Currency markets were rather flat in anticipation for the February non-farm payroll report, though the EUR maintained its strong gains following the surprise statement from the ECB yesterday, in which the bank telegraphed an interest rate increase as early as April.
The news helps to solidify the Euro's position against the USD in terms of interest rate yield differentials.
The EUR/USD was setting up an an important level of resistance at the 1.3970 area.
Anticipation for the monthly US jobs report is for a strong reading after other macro indicators like the ISM manufacturing (61.4) and non-manufacturing indexes (59.7) came in strong, and their employment sub-gauges rose. Jobless claims yesterday fell to 368K, the lowest level since May 2008.
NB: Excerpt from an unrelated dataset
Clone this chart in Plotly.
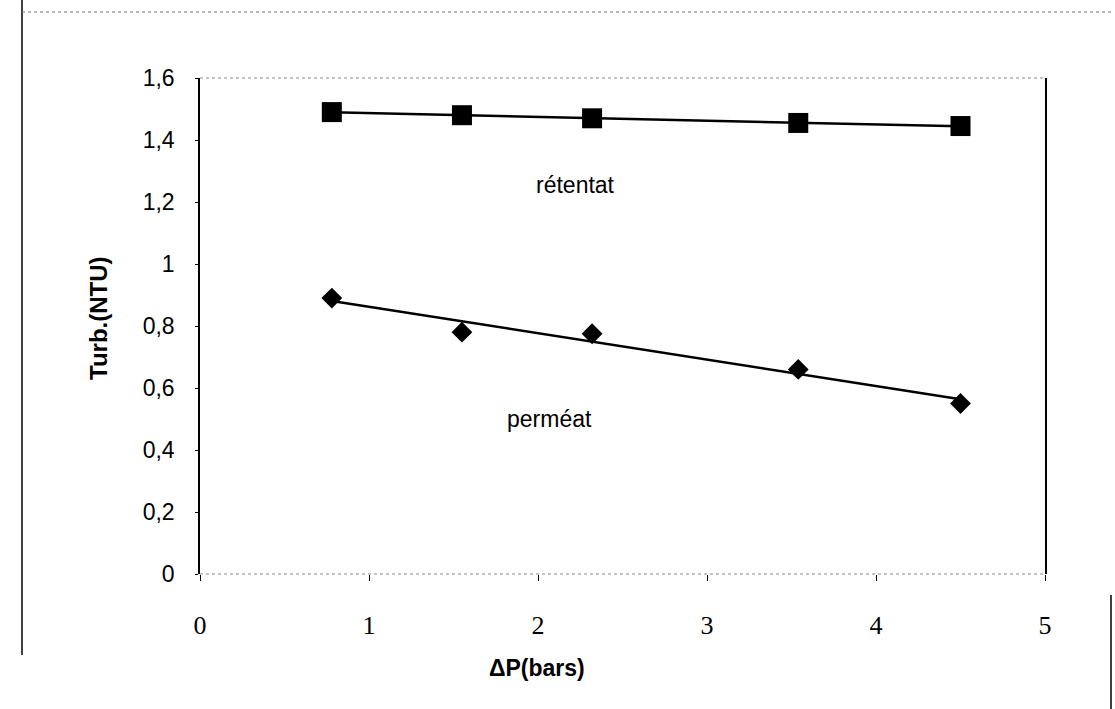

In testimony this week, Fed Chairman Bernanke reiterated the point the Fed has been making for several months now, - despite an economy in which economic growth is picking up, the Fed needs to see a sustained period of stronger job growth before it is confident enough to start talking about tightening its monetary policy. That means that the economy would have to post several months of significant job increases (150K+). The market will be forward looking in this development and so a strong February report could be the beginning of a shift in how the market prices in the Fed's future moves.
Expectations are as high as 200K for today's data, stronger than the consensus forecast coming into the week. The USD may be hard pressed to gain against a surging Euro, and any gains following the NFP may be temporary as they would just make it cheaper to buy the Euro on a dip. However, stronger macro data has already helped lift the USD against the JPY and an improving labor market will only extend its current rally there. The higher expectations can backfire on the USD as well, as a smaller figure than 200K can now underwhelm markets.
Still, until we have the Fed communicate the message that it is thinking about tightening policy, the USD will be at a disadvantage against most other currencies, especially if strong employment data sets off more risk appetite - with global equities and commodities climbing. That would help higher yielders at the expense of the USD and the JPY - which will be used as a funding currency for carry trade.
It's hard to be a USD bull in this environment, but the thought of 200K jobs having been created in February, will make people consider the fact that perhaps the US economy can finally start to create enough jobs that the central bank can begin to plot an exit strategy to its loose monetary stance.